Your Silvy may not be a purpose-built off-road monster now, is it? I think you would have said so if it were.

"This goes to show that even automotive "experts" don;t fully understand the difference between driving a car and driving a pickup.
"Good job Mark! Just because a person can drive a truck dosen't mean they should and it seems your colleague is one of them!"
---- Posted by: Old GM Guy | Aug 8, 2017 2:03:06 PM

Good point as far as it goes, but the commentary above also points out some of the fallacies in their own arguments. Mark is exactly right that operating a truck at its limits will give much poorer fuel economy than operating one empty. Mark also pointed out that driving conservatively (he was by no means "hypermiling") can give you much better economy than driving like an idiot at 10-over the speed limit, weaving, and overall agressive driving will give you.

I'll admit I was surprised that he exceeded the EPA rated economy by so much, but that means the engine is more than enough power than needed for everyday driving if you only stay out of the turbo once you reach highway speed. That means be aware that for every 10mph you go above 45mph, you face almost twice the wind resistance. Add to this that your best economy will probably come around 1500rpm and you'll want to keep your revs as low as possible without making yourself a hazard on the road.

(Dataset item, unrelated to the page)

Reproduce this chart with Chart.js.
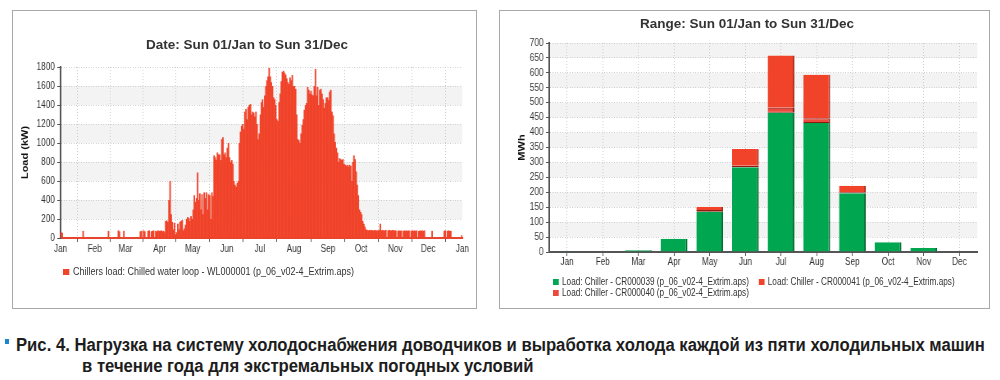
<!DOCTYPE html>
<html>
<head>
<meta charset="utf-8">
<script src="https://cdn.jsdelivr.net/npm/chart.js@4.4.1/dist/chart.umd.min.js"></script>
<style>
  body { margin: 0; width: 1000px; height: 380px; position: relative; overflow: hidden; background: #fff;
         font-family: "Liberation Sans", Arial, sans-serif; }
  .panel { position: absolute; top: 10px; height: 299px; border: 1px solid #a8a8a8; box-sizing: border-box; background: #fff; }
  #leftPanel { left: 12px; width: 465px; }
  #rightPanel { left: 499px; width: 491px; }
  /* the original charts are horizontally condensed */
  .panel canvas { position: absolute; left: 0; top: 0; transform: scaleX(0.82); transform-origin: 0 0; }
  .chartTitle { position: absolute; font-size: 13.5px; font-weight: bold; color: #333; text-align: center; line-height: 16px; white-space: nowrap; }
  #leftTitle { left: 13px; width: 468px; top: 37px; }
  #rightTitle { left: 500px; width: 494px; top: 16px; }
  .legend { position: absolute; font-size: 10px; color: #333; line-height: 11px; white-space: nowrap; transform-origin: 0 0; }
  .legend .box { display: inline-block; width: 7px; height: 6px; margin-right: 4px; vertical-align: 0px; }
  #leftLegend { left: 50px; top: 255px; transform: scaleX(0.9); }
  #rightLegend { left: 53px; top: 265px; display: grid; grid-template-columns: auto auto; column-gap: 12px; transform: scaleX(0.82); }
  .bullet { position: absolute; left: 5px; top: 339px; width: 4px; height: 5px; background: #1a86d0; }
  .caption { position: absolute; font-size: 18px; font-weight: bold; color: #1d1d1d; white-space: nowrap; line-height: 20px;
             transform-origin: 0 0; }
  #cap1 { left: 16px; top: 335px; }
  #cap2 { left: 82px; top: 356px; }
</style>
</head>
<body>
<div class="panel" id="leftPanel">
  <canvas id="loadChart" width="565" height="297"></canvas>
  <div class="legend" id="leftLegend"></div>
</div>
<div class="panel" id="rightPanel">
  <canvas id="chillerChart" width="596" height="297"></canvas>
  <div class="legend" id="rightLegend"></div>
</div>
<div class="chartTitle" id="leftTitle"></div>
<div class="chartTitle" id="rightTitle"></div>
<div class="bullet"></div>
<div class="caption" id="cap1">Рис. 4. Нагрузка на систему холодоснабжения доводчиков и выработка холода каждой из пяти холодильных машин</div>
<div class="caption" id="cap2">в течение года для экстремальных погодных условий</div>

<script>
// daily peak load, kW
const janLoad = [60,55,0,0,0,0,0,0,0,0, 0,0,0,0,0,0,0,0,0,0, 75,0,0,0,0,0,0,0,0,0, 0];
const febLoad = [0,0,0,0,0,0,0,0,0,0, 0,0,75,0,0,0,0,0,0,0, 0,80,70,0,0,0,75,0];
const marLoad = [0,0,0,0,0,0,0,0,0,0, 0,0,0,70,75,0,80,70,0,0, 75,80,0,70,75,80,0,75,70,80, 75];
const aprLoad = [75,80,70,75,60,180,185,170,400,600, 250,170,90,160,40,60,150,90,170,180, 190,80,100,140,200,220,210,180,230,200];
const mayLoad = [300,450,380,420,690,400,470,300,460,250, 480,420,480,300,460,450,200,480,440,870, 850,820,900,880,880,820,1040,1060,880,900, 850];
const junLoad = [950,1000,850,800,820,780,600,560,540,580, 600,1000,1120,1180,1200,1150,1330,1360,1250,1380, 1400,1410,1300,1330,1320,1280,1330,1200,1040,1100];
const julLoad = [1300,1430,1460,1380,1500,1600,1660,1700,1790,1700, 1640,1600,1480,1460,1400,1250,1230,1430,1520,1650, 1750,1760,1740,1720,1680,1640,1620,1690,1660,1715, 1600];
const augLoad = [1600,1570,1300,1040,1030,1000,1100,1190,1250,1350, 1400,1420,1590,1560,1520,1550,1510,1500,1600,1780, 1500,1590,1400,1560,1570,1520,1460,1370,1420,1480, 1480];
const sepLoad = [1450,1540,1560,1330,1290,1100,1010,950,900,800, 840,830,820,830,780,770,760,770,750,770, 760,600,800,870,830,700,560,450,300,275];
const octLoad = [250,180,150,120,90,85,80,85,80,85, 80,80,85,80,80,80,85,150,80,85, 80,80,85,0,80,85,80,80,85,80, 80];
const novLoad = [80,0,75,80,75,80,0,75,80,75, 80,75,80,0,75,80,75,80,75,80, 0,75,80,75,80,75,80,0,0,0];
const decLoad = [0,0,0,75,0,0,0,0,0,0, 0,0,0,0,75,80,0,75,80,75,75,0, 0,0,0,0,0,0,0,0,30];

const monthTicks = ["Jan","Feb","Mar","Apr","May","Jun","Jul","Aug","Sep","Oct","Nov","Dec","Jan"];
const monthStartDay = [0,31,59,90,120,151,181,212,243,273,304,334,365];

// monthly chiller output, MWh
const months = ["Jan","Feb","Mar","Apr","May","Jun","Jul","Aug","Sep","Oct","Nov","Dec"];
const cr039 = [1,2,6,44,135,284,466,432,197,33,13,2];
const cr040 = [0,0,0,0,6,5,17,16,3,0,0,0];
const cr041 = [0,0,0,0,10,56,175,146,22,0,0,0];

const leftTitleText = "Date: Sun 01/Jan to Sun 31/Dec";
const rightTitleText = "Range: Sun 01/Jan to Sun 31/Dec";
const loadLabel = "Chillers load: Chilled water loop - WL000001 (p_06_v02-4_Extrim.aps)";
const chillerLabels = [
  "Load: Chiller - CR000039 (p_06_v02-4_Extrim.aps)",
  "Load: Chiller - CR000040 (p_06_v02-4_Extrim.aps)",
  "Load: Chiller - CR000041 (p_06_v02-4_Extrim.aps)",
];

const red = "#f0432a";
const green = "#00a650";

Chart.defaults.font.family = '"Liberation Sans", Arial, sans-serif';
Chart.defaults.font.size = 10;
Chart.defaults.color = "#333";
Chart.defaults.animation = false;

// grey bands between every other pair of y gridlines
const bandPlugin = {
  id: "bands",
  beforeDraw(chart) {
    const ctx = chart.ctx;
    const area = chart.chartArea;
    const y = chart.scales.y;
    ctx.save();
    ctx.fillStyle = "#f3f3f3";
    for (let i = 1; i < y.ticks.length - 1; i += 2) {
      const top = y.getPixelForValue(y.ticks[i + 1].value);
      const bottom = y.getPixelForValue(y.ticks[i].value);
      ctx.fillRect(area.left, top, area.right - area.left, bottom - top);
    }
    ctx.restore();
  },
};

const dayLoad = [].concat(janLoad, febLoad, marLoad, aprLoad, mayLoad, junLoad, julLoad, augLoad, sepLoad, octLoad, novLoad, decLoad);
const loadPoints = dayLoad.map((v, i) => ({ x: i + 0.5, y: v }));

const gridOpts = { color: "#c9c9c9", tickColor: "#555", tickLength: 4 };

new Chart(document.getElementById("loadChart"), {
  type: "bar",
  data: {
    datasets: [
      {
        label: loadLabel,
        data: loadPoints,
        backgroundColor: red,
        borderWidth: 0,
        barPercentage: 1.4,
        categoryPercentage: 1,
      },
    ],
  },
  options: {
    responsive: false,
    layout: { padding: { left: 0, right: 17, top: 56, bottom: 52 } },
    plugins: {
      legend: { display: false },
      tooltip: { enabled: false },
    },
    scales: {
      x: {
        type: "linear",
        offset: false,
        min: 0,
        max: 365,
        afterBuildTicks: (scale) => {
          scale.ticks = monthStartDay.map((d) => ({ value: d }));
        },
        ticks: { callback: (v, i) => monthTicks[i], autoSkip: false, maxRotation: 0, padding: 1 },
        grid: gridOpts,
        border: { color: "#e8452f", width: 2, dash: [1, 2] },
      },
      y: {
        min: 0,
        max: 1800,
        afterFit: (scale) => { scale.width = 58; },
        ticks: { stepSize: 200, padding: 3, autoSkip: false, callback: (v) => String(v) },
        grid: gridOpts,
        border: { color: "#555", width: 2, dash: [1, 2] },
        title: { display: true, text: "Load (kW)", font: { size: 11, weight: "bold" }, color: "#111", padding: { top: 8, bottom: 0 } },
      },
    },
  },
  plugins: [bandPlugin],
});

const chillerChart = new Chart(document.getElementById("chillerChart"), {
  type: "bar",
  data: {
    labels: months,
    datasets: [
      {
        label: chillerLabels[0],
        data: cr039,
        backgroundColor: green,
        borderColor: "#006b30",
        borderWidth: { right: 2, left: 0, top: 0, bottom: 0 },
        borderSkipped: false,
      },
      {
        label: chillerLabels[1],
        data: cr040,
        backgroundColor: "#ec4a3c",
        borderColor: "#8e1a12",
        borderWidth: { right: 2, left: 0, top: 1, bottom: 1 },
        borderSkipped: false,
      },
      {
        label: chillerLabels[2],
        data: cr041,
        backgroundColor: red,
        borderColor: "#b02a1a",
        borderWidth: { right: 2, left: 0, top: 0, bottom: 0 },
        borderSkipped: false,
      },
    ],
  },
  options: {
    responsive: false,
    datasets: { bar: { categoryPercentage: 0.75, barPercentage: 1 } },
    layout: { padding: { left: 0, right: 14, top: 32, bottom: 40 } },
    plugins: {
      legend: { display: false },
      tooltip: { enabled: false },
    },
    scales: {
      x: {
        stacked: true,
        ticks: { padding: 0 },
        grid: { color: "#c9c9c9", tickColor: "#555", tickLength: 4, offset: false },
        border: { color: "#555", width: 2, dash: [1, 2] },
      },
      y: {
        stacked: true,
        min: 0,
        max: 700,
        afterFit: (scale) => { scale.width = 60; },
        ticks: { stepSize: 50, padding: 3, autoSkip: false },
        grid: gridOpts,
        border: { color: "#555", width: 2, dash: [1, 2] },
        title: { display: true, text: "MWh", font: { size: 11, weight: "bold" }, color: "#111", padding: { top: 20, bottom: 0 } },
      },
    },
  },
  plugins: [bandPlugin],
});

document.getElementById("leftTitle").textContent = leftTitleText;
document.getElementById("rightTitle").textContent = rightTitleText;

// html legends built from the datasets
function legendItem(label, color) {
  const el = document.createElement("div");
  el.innerHTML = '<span class="box" style="background:' + color + '"></span>' + label;
  return el;
}
document.getElementById("leftLegend").appendChild(legendItem(loadLabel, red));
const rightLegend = document.getElementById("rightLegend");
[0, 2, 1].forEach((i) => {
  const ds = chillerChart.data.datasets[i];
  rightLegend.appendChild(legendItem(ds.label, ds.backgroundColor));
});

// squeeze the caption so the first line spans the same width as in the figure
const cap1 = document.getElementById("cap1");
const cap2 = document.getElementById("cap2");
const capScale = 969 / cap1.offsetWidth;
cap1.style.transform = "scaleX(" + capScale + ")";
cap2.style.transform = "scaleX(" + capScale + ")";
</script>
</body>
</html>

With most of my vehicles, past and present, I'm able to exceed the EPA rating by roughly 15%. Typically this is by maintaining a steady speed at or just below the speed limit (I've found 62mph is almost ideal for most of my vehicles) and getting up to speed in a timely but not excessive manner. Those old Shell Oil commercials meant to teach drivers how to improve their gas mileage are still valuable knowledge, even today. https://youtu.be/iaf5zyweD6k
https://youtu.be/-6BtMZtDsiY

Your Silvy may not be a purpose-built off-road monster now, is it? I think you would have said so if it were.

Posted by: Road Whale | Aug 9, 2017 8:31:53 AM

My Silvy is a full load High Country 4x4 with the sun roof, rear slider window, side steps, 20 inch wheels, spray in box liner and hard tonneau cover, all of which adds weight and still it weighs just over 5900 lbs. The point I was making is that Ford and their aluminum wonder trucks are not living up to their marketing hype when compared to their competition. Sure their current trucks may be lighter and more fuel efficient then their previous generation but they are only now competing with the GM twins in light weight design and efficiency.

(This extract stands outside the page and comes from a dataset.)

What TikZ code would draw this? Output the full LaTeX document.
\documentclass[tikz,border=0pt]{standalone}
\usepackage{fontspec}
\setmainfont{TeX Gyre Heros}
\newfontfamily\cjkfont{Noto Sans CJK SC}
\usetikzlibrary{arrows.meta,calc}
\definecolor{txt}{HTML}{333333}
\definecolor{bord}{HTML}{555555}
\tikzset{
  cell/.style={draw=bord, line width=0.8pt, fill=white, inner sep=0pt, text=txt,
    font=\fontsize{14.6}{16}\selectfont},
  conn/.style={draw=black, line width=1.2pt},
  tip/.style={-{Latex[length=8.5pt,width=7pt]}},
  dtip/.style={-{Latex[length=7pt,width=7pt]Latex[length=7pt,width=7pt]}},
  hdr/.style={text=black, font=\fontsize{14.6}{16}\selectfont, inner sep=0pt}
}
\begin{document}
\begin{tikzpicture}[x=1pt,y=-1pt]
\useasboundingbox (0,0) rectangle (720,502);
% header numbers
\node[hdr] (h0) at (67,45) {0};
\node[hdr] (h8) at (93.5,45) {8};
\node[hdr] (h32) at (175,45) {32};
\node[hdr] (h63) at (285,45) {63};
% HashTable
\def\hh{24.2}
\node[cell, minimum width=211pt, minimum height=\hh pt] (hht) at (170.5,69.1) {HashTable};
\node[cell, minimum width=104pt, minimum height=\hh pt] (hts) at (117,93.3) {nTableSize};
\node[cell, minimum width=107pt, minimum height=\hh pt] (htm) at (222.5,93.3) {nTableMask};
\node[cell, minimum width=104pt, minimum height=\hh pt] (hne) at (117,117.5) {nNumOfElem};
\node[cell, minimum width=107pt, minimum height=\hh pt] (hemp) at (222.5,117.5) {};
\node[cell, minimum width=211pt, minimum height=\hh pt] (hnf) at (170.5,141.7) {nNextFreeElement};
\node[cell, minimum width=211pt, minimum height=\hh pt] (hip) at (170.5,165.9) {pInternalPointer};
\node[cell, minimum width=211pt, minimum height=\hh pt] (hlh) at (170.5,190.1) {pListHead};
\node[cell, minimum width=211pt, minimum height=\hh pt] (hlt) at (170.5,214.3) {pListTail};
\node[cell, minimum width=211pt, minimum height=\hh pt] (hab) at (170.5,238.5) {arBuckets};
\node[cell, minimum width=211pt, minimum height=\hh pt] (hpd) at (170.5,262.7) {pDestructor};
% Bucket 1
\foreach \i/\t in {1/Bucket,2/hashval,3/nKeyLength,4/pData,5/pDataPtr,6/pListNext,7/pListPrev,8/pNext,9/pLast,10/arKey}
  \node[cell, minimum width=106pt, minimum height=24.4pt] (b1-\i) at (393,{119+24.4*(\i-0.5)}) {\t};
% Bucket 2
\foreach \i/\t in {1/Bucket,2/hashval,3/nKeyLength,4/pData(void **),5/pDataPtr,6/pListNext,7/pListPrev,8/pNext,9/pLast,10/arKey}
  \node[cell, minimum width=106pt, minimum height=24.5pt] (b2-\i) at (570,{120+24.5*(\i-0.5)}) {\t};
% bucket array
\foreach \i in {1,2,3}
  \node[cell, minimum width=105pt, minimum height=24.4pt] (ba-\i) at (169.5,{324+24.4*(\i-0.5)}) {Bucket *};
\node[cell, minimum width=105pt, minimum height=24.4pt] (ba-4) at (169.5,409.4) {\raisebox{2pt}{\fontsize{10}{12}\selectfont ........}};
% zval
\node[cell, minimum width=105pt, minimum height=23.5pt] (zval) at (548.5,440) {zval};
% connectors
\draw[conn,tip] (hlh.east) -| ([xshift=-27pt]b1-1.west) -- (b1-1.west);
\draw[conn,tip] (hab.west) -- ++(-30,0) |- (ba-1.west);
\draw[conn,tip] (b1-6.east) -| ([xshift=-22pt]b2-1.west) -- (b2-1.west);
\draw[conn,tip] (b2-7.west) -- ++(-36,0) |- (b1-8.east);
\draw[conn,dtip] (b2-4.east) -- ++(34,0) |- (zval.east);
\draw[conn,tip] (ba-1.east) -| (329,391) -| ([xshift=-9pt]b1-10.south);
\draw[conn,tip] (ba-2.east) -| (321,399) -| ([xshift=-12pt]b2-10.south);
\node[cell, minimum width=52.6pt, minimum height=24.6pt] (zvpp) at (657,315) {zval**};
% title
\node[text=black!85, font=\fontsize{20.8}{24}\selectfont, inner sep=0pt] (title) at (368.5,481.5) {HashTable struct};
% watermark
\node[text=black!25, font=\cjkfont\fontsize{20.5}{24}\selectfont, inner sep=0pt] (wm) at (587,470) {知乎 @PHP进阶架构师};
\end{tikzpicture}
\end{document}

Yes, but one jump in the desert and the entire SUV will fall apart.

No Thanks.
Posted by: Frank | Aug 8, 2017 4:11:28 PM

You missed the point. An SUV that weighs more has fewer gears and more cylinders is rated the same MPG as a "hypermiling" Raptor. That is not impressive at all. In fact that is pretty embarrassing.

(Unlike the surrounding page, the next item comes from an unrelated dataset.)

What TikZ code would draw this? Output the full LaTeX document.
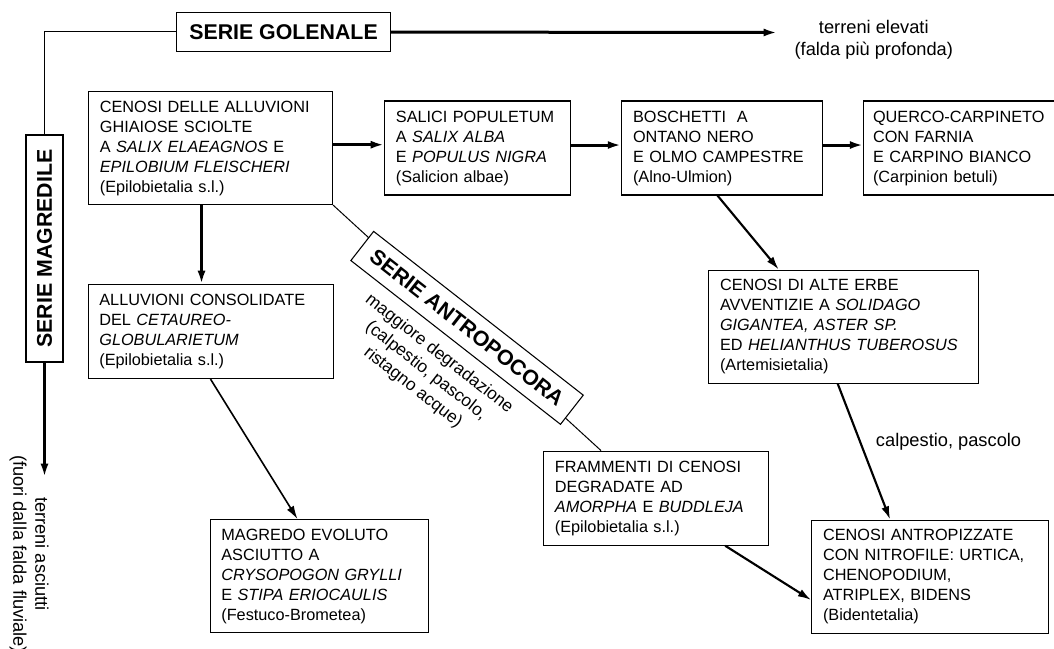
\documentclass[tikz,border=0pt]{standalone}
\usepackage{fontspec}
\setmainfont{Liberation Sans}
\usetikzlibrary{arrows.meta,positioning}

\begin{document}
\begin{tikzpicture}[x=0.75pt,y=-0.75pt,>={Latex[length=10pt,width=6pt]},
  stadio/.style={rectangle,draw,line width=0.8pt,align=left,inner xsep=8.5pt,inner ysep=2pt,font=\fontsize{12.2}{15}\selectfont},
  serie/.style={rectangle,draw,line width=0.8pt,inner sep=0pt,font=\fontsize{16}{18}\selectfont\bfseries},
  nota/.style={align=center,inner sep=0pt,font=\fontsize{13.7}{16.5}\selectfont},
  forte/.style={->,line width=2.25pt},
  medio/.style={->,line width=1.6pt},
  sottile/.style={line width=0.75pt}]
\useasboundingbox (0,0) rectangle (1054,649);

\node (c1) [stadio,anchor=north west,text width=166pt,minimum height=84.75pt] at (88,91) {CENOSI DELLE ALLUVIONI\\ GHIAIOSE SCIOLTE\\ A \textit{SALIX ELAEAGNOS} E\\ \textit{EPILOBIUM FLEISCHERI}\\ (Epilobietalia s.l.)};
\node (c2) [stadio,right=38.25pt of c1,text width=122.5pt,minimum height=70.5pt] {SALICI POPULETUM\\ A \textit{SALIX ALBA}\\ E \textit{POPULUS NIGRA}\\ (Salicion albae)};
\node (c3) [stadio,right=37.5pt of c2,text width=133.75pt,minimum height=70.5pt] {BOSCHETTI\ \ A\\ ONTANO NERO\\ E OLMO CAMPESTRE\\ (Alno-Ulmion)};
\node (c4) [stadio,right=30pt of c3,text width=130.75pt,inner xsep=7pt,minimum height=70.5pt] {QUERCO-CARPINETO\\ CON FARNIA\\ E CARPINO BIANCO\\ (Carpinion betuli)};

\node (c5) [stadio,below=59.25pt of c1,text width=166.75pt,minimum height=70.5pt] {ALLUVIONI CONSOLIDATE\\ DEL \textit{CETAUREO-}\\ \textit{GLOBULARIETUM}\\ (Epilobietalia s.l.)};
\node (c6) [stadio,below right=55.5pt and 65.25pt of c3.south west,text width=185.5pt,minimum height=84.75pt] {CENOSI DI ALTE ERBE\\ AVVENTIZIE A \textit{SOLIDAGO}\\ \textit{GIGANTEA, ASTER SP.}\\ ED \textit{HELIANTHUS TUBEROSUS}\\ (Artemisietalia)};
\node (c9) [stadio,below right=102pt and 77.25pt of c6.south west,text width=160.75pt,minimum height=84.75pt] {CENOSI ANTROPIZZATE\\ CON NITROFILE: URTICA,\\ CHENOPODIUM,\\ ATRIPLEX, BIDENS\\ (Bidentetalia)};
\node (c7) [stadio,above left=66pt and 31.5pt of c9.south west,text width=151.75pt,minimum height=70.5pt] {FRAMMENTI DI CENOSI\\ DEGRADATE AD\\ \textit{AMORPHA} E \textit{BUDDLEJA}\\ (Epilobietalia s.l.)};
\node (c8) [stadio,below right=105pt and 91.5pt of c5.south west,text width=146.5pt,minimum height=84.75pt] {MAGREDO EVOLUTO\\ ASCIUTTO A\\ \textit{CRYSOPOGON GRYLLI}\\ E \textit{STIPA ERIOCAULIS}\\ (Festuco-Brometea)};

\node (golenale) [serie,above right=29.25pt and 66pt of c1.north west,minimum width=160.5pt,minimum height=29.25pt] {SERIE GOLENALE};
\node (magredile) [serie,rotate=90,minimum width=170.25pt,minimum height=27.75pt] at (44.5,248.5) {SERIE MAGREDILE};

\coordinate (elevati) at (777,32.5);
\coordinate (asciutti) at (44.5,477);
\node (elevatinota) [nota,right=13pt of elevati,yshift=-5.5pt] {terreni elevati\\ (falda più profonda)};
\node (asciuttinota) [nota,rotate=-90] at (29,554) {terreni asciutti\\ (fuori dalla falda fluviale)};

\draw[forte] (golenale) -- (elevati);
\draw[sottile] (golenale.west) -| (magredile.east);
\draw[forte] (magredile.west) -- (asciutti);

\draw[forte] ([yshift=2.5pt]c1.east) -- ([yshift=2.5pt]c1.east -| c2.west);
\draw[forte] ([yshift=2.25pt]c2.east) -- ([yshift=2.25pt]c2.east -| c3.west);
\draw[forte] ([yshift=2.25pt]c3.east) -- ([yshift=2.25pt]c3.east -| c4.west);
\draw[forte] ([xshift=-6.75pt]c1.south) -- ([xshift=-6.75pt]c1.south |- c5.north);
\draw[medio] ([xshift=-3.5pt]c3.south) -- ([xshift=53pt]c6.north west);
\draw[medio,line width=1.2pt] (c5.south) -- ([xshift=66pt]c8.north west);
\draw[medio] ([xshift=-4.5pt]c6.south) -- node[nota,pos=0.43,right=11pt] (calpestio) {calpestio, pascolo} ([xshift=59.25pt]c9.north west);
\draw[medio] ([xshift=-33pt]c7.south east) -- ([yshift=-17.5pt]c9.west);

\draw[sottile] (c1.south east) -- node[serie,fill=white,rotate=-38,minimum width=199.5pt,minimum height=27.75pt] (antropocora) {SERIE ANTROPOCORA} ([xshift=43.5pt]c7.north west);
\node (degrado) [nota,rotate=-38,font=\fontsize{13}{16}\selectfont] at (426,371) {maggiore degradazione\\ (calpestio, pascolo,\\ ristagno acque)};
\end{tikzpicture}
\end{document}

Posted by: Jack | Aug 9, 2017 7:29:06 AM

It's rated at 22 HWY with no real world testing, show me the video?

Yes, but one jump in the desert and the entire SUV will fall apart.

No Thanks.
Posted by: Frank | Aug 8, 2017 4:11:28 PM


We've all seen the video of one jump and the raptor exploded. Yep definitely more bullet proof than other trucks. At least his comment was relative to the article.

As for the amazing Raptor,

Motor trend could barely keep the squirrely pig Raptor on washboard roads in Canada. Struggled to compete with a ZR2 and a power wagon throughout the test unless they had a good smooth surface.

Ford Raptor - Specifically designed for parking lots and sandboxes. At least it costs more than the competition....

Motor trend could barely keep the squirrely pig Raptor on washboard roads in Canada. Struggled to compete with a ZR2 and a power wagon throughout the test unless they had a good smooth surface.
Ford Raptor - Specifically designed for parking lots and sandboxes. At least it costs more than the competition....


Posted by: andrwken | Aug 9, 2017 11:59:33 AM

Those bozo's do not know how to evaluate a truck, I don't subscribe to that crappy mag. To base your assumption off of one mag shows your IGNORANCE.

Posted by: Jack | Aug 9, 2017 7:29:06 AM

It's rated at 22 HWY with no real world testing, show me the video?


Posted by: Frank | Aug 9, 2017 10:49:31 AM

Frank, it's pretty much a proven fact that GM's 8V's rated fuel economy is more "real world" accurate than that of the Eco boost numbers.

Frank, it's pretty much a proven fact that GM's 8V's rated fuel economy is more "real world" accurate than that of the Eco boost numbers.


Posted by: Jack | Aug 9, 2017 3:12:45 PM

You're comparing apples, with oranges, and possibly grapes. Sheesshhh you gmfanboiz are really something else.

@Frank @Jack

We're good. It's a fact that mileage testing turbo engines is a little tricky because it requires the driver to avoid humping the turbo too often.

An EcoBoost or other turbo engine can get really great highway mileage on flat road at normal Interstate speeds between 55-65 mph. Above that speed, especially if you're bucking a headwind the mileage goes to hell and fast.

It's less of a problem with normally aspirated motors but they suffer from it too. Just not as much.

@papajim,

Not to mention the 35 inch BFG A/T. That will take a hit in mileage.

This guy is getting great mileage out of his Ford....

https://www.youtube.com/watch?v=ZCnTcaZczHM


Great post, putc. The new military grade F150 gets great military grade milegae. I guess now you will have to round up all of the non-military grade trucks to go against Ford in a fuel economy challenge because the GM fanbois are feeling left out. Get r done.

Ford knows all about spring dust Nitro, lol

https://www.youtube.com/watch?v=ZXmbltLogms&t=28s

I prefer the original 4x4 from Ram the Mighty Power Wagon.

America's leader in off road trucks.